Requirements: Quote the listing below in its entirety, omitting every image.

■ ■ ■ ■

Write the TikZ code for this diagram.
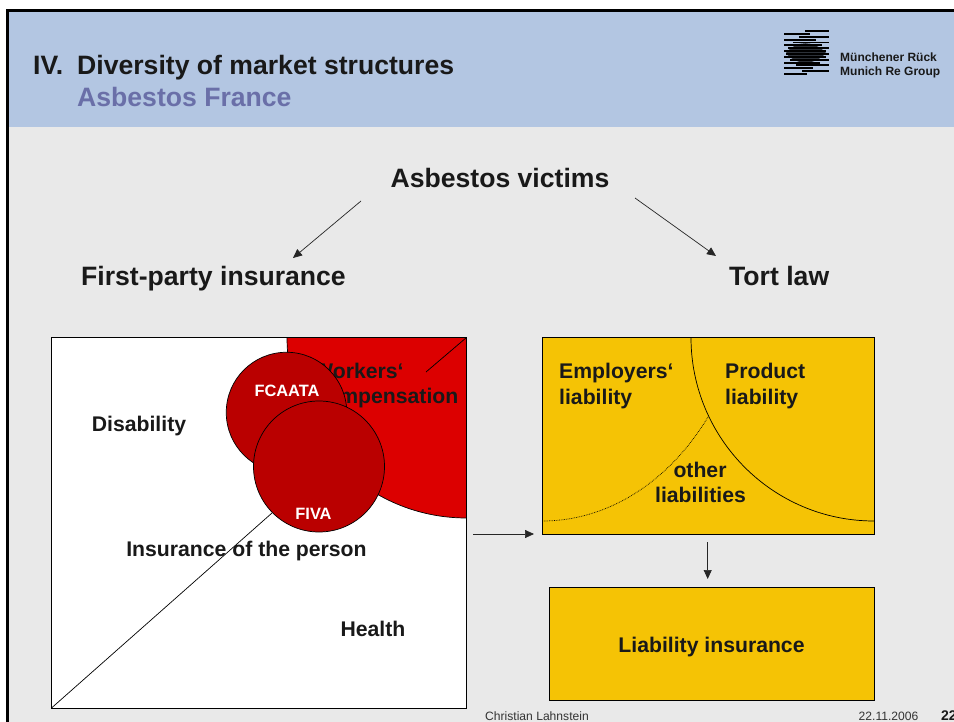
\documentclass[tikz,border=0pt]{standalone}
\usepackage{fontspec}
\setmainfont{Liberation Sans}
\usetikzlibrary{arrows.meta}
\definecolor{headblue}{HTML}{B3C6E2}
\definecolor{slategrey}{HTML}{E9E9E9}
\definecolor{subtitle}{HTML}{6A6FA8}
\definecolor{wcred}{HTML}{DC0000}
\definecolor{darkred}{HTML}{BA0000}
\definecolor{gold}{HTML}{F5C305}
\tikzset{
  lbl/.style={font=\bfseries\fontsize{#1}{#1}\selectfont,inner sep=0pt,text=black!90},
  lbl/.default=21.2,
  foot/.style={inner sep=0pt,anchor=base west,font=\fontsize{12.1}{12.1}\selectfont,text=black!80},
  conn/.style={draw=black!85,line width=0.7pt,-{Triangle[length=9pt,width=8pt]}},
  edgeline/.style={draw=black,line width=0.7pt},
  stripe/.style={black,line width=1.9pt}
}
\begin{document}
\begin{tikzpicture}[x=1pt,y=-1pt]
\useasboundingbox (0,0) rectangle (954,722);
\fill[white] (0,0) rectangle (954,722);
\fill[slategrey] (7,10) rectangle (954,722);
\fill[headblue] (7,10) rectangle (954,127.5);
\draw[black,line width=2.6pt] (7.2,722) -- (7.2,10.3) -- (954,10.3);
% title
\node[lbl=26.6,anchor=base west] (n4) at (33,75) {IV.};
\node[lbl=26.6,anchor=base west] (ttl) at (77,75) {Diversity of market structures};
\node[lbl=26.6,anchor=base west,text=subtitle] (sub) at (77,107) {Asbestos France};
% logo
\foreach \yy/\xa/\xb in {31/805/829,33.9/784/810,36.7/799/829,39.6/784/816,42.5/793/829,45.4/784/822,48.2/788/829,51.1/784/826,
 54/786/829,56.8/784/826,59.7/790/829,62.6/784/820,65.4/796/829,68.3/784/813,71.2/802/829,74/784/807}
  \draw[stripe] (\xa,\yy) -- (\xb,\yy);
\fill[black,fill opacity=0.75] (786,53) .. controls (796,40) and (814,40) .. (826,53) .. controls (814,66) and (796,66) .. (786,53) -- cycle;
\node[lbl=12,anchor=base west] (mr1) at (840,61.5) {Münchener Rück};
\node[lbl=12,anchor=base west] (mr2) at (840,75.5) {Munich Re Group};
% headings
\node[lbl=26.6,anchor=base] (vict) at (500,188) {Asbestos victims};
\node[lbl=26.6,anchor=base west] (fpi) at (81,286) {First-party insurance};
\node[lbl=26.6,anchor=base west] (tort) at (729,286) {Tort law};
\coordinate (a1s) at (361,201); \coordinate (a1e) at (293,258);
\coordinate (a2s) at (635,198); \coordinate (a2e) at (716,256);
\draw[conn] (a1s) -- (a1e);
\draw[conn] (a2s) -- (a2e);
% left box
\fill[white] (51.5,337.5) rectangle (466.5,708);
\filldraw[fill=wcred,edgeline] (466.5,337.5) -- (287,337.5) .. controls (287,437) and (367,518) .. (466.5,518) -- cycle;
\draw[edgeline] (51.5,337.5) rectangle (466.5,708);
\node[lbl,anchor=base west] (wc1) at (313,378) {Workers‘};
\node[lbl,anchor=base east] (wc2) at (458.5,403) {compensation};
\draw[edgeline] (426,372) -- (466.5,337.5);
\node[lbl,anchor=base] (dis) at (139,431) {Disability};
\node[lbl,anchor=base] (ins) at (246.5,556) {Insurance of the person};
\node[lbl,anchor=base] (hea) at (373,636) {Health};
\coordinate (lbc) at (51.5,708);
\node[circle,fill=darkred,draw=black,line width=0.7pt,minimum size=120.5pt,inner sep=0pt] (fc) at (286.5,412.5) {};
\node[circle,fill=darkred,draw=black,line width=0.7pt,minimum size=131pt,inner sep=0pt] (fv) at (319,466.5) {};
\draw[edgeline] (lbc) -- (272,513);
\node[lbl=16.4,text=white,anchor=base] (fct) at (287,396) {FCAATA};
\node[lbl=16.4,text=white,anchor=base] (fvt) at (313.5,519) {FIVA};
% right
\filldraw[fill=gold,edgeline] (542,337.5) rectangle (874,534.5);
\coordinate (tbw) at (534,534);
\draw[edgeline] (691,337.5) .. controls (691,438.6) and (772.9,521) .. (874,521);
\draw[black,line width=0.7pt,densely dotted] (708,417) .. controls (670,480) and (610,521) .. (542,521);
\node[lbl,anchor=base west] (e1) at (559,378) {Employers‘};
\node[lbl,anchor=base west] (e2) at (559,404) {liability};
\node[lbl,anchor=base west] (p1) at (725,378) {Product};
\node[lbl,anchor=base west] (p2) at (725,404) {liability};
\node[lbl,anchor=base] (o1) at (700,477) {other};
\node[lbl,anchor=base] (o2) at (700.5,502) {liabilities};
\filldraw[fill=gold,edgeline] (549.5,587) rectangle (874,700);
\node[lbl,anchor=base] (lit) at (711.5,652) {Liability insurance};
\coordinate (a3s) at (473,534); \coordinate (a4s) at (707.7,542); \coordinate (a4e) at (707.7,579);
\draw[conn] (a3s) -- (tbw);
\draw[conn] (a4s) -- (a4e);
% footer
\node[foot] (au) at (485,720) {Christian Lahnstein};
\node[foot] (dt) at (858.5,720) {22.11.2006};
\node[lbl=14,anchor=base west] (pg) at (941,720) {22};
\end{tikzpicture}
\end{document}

■ ■ ■ ■

Full solution:
Write the TikZ code for this diagram.
\documentclass[tikz,border=0pt]{standalone}
\usepackage{fontspec}
\setmainfont{Liberation Sans}
\usetikzlibrary{arrows.meta}
\definecolor{headblue}{HTML}{B3C6E2}
\definecolor{slategrey}{HTML}{E9E9E9}
\definecolor{subtitle}{HTML}{6A6FA8}
\definecolor{wcred}{HTML}{DC0000}
\definecolor{darkred}{HTML}{BA0000}
\definecolor{gold}{HTML}{F5C305}
\tikzset{
  lbl/.style={font=\bfseries\fontsize{#1}{#1}\selectfont,inner sep=0pt,text=black!90},
  lbl/.default=21.2,
  foot/.style={inner sep=0pt,anchor=base west,font=\fontsize{12.1}{12.1}\selectfont,text=black!80},
  conn/.style={draw=black!85,line width=0.7pt,-{Triangle[length=9pt,width=8pt]}},
  edgeline/.style={draw=black,line width=0.7pt},
  stripe/.style={black,line width=1.9pt}
}
\begin{document}
\begin{tikzpicture}[x=1pt,y=-1pt]
\useasboundingbox (0,0) rectangle (954,722);
\fill[white] (0,0) rectangle (954,722);
\fill[slategrey] (7,10) rectangle (954,722);
\fill[headblue] (7,10) rectangle (954,127.5);
\draw[black,line width=2.6pt] (7.2,722) -- (7.2,10.3) -- (954,10.3);
% title
\node[lbl=26.6,anchor=base west] (n4) at (33,75) {IV.};
\node[lbl=26.6,anchor=base west] (ttl) at (77,75) {Diversity of market structures};
\node[lbl=26.6,anchor=base west,text=subtitle] (sub) at (77,107) {Asbestos France};
% logo
\foreach \yy/\xa/\xb in {31/805/829,33.9/784/810,36.7/799/829,39.6/784/816,42.5/793/829,45.4/784/822,48.2/788/829,51.1/784/826,
 54/786/829,56.8/784/826,59.7/790/829,62.6/784/820,65.4/796/829,68.3/784/813,71.2/802/829,74/784/807}
  \draw[stripe] (\xa,\yy) -- (\xb,\yy);
\fill[black,fill opacity=0.75] (786,53) .. controls (796,40) and (814,40) .. (826,53) .. controls (814,66) and (796,66) .. (786,53) -- cycle;
\node[lbl=12,anchor=base west] (mr1) at (840,61.5) {Münchener Rück};
\node[lbl=12,anchor=base west] (mr2) at (840,75.5) {Munich Re Group};
% headings
\node[lbl=26.6,anchor=base] (vict) at (500,188) {Asbestos victims};
\node[lbl=26.6,anchor=base west] (fpi) at (81,286) {First-party insurance};
\node[lbl=26.6,anchor=base west] (tort) at (729,286) {Tort law};
\coordinate (a1s) at (361,201); \coordinate (a1e) at (293,258);
\coordinate (a2s) at (635,198); \coordinate (a2e) at (716,256);
\draw[conn] (a1s) -- (a1e);
\draw[conn] (a2s) -- (a2e);
% left box
\fill[white] (51.5,337.5) rectangle (466.5,708);
\filldraw[fill=wcred,edgeline] (466.5,337.5) -- (287,337.5) .. controls (287,437) and (367,518) .. (466.5,518) -- cycle;
\draw[edgeline] (51.5,337.5) rectangle (466.5,708);
\node[lbl,anchor=base west] (wc1) at (313,378) {Workers‘};
\node[lbl,anchor=base east] (wc2) at (458.5,403) {compensation};
\draw[edgeline] (426,372) -- (466.5,337.5);
\node[lbl,anchor=base] (dis) at (139,431) {Disability};
\node[lbl,anchor=base] (ins) at (246.5,556) {Insurance of the person};
\node[lbl,anchor=base] (hea) at (373,636) {Health};
\coordinate (lbc) at (51.5,708);
\node[circle,fill=darkred,draw=black,line width=0.7pt,minimum size=120.5pt,inner sep=0pt] (fc) at (286.5,412.5) {};
\node[circle,fill=darkred,draw=black,line width=0.7pt,minimum size=131pt,inner sep=0pt] (fv) at (319,466.5) {};
\draw[edgeline] (lbc) -- (272,513);
\node[lbl=16.4,text=white,anchor=base] (fct) at (287,396) {FCAATA};
\node[lbl=16.4,text=white,anchor=base] (fvt) at (313.5,519) {FIVA};
% right
\filldraw[fill=gold,edgeline] (542,337.5) rectangle (874,534.5);
\coordinate (tbw) at (534,534);
\draw[edgeline] (691,337.5) .. controls (691,438.6) and (772.9,521) .. (874,521);
\draw[black,line width=0.7pt,densely dotted] (708,417) .. controls (670,480) and (610,521) .. (542,521);
\node[lbl,anchor=base west] (e1) at (559,378) {Employers‘};
\node[lbl,anchor=base west] (e2) at (559,404) {liability};
\node[lbl,anchor=base west] (p1) at (725,378) {Product};
\node[lbl,anchor=base west] (p2) at (725,404) {liability};
\node[lbl,anchor=base] (o1) at (700,477) {other};
\node[lbl,anchor=base] (o2) at (700.5,502) {liabilities};
\filldraw[fill=gold,edgeline] (549.5,587) rectangle (874,700);
\node[lbl,anchor=base] (lit) at (711.5,652) {Liability insurance};
\coordinate (a3s) at (473,534); \coordinate (a4s) at (707.7,542); \coordinate (a4e) at (707.7,579);
\draw[conn] (a3s) -- (tbw);
\draw[conn] (a4s) -- (a4e);
% footer
\node[foot] (au) at (485,720) {Christian Lahnstein};
\node[foot] (dt) at (858.5,720) {22.11.2006};
\node[lbl=14,anchor=base west] (pg) at (941,720) {22};
\end{tikzpicture}
\end{document}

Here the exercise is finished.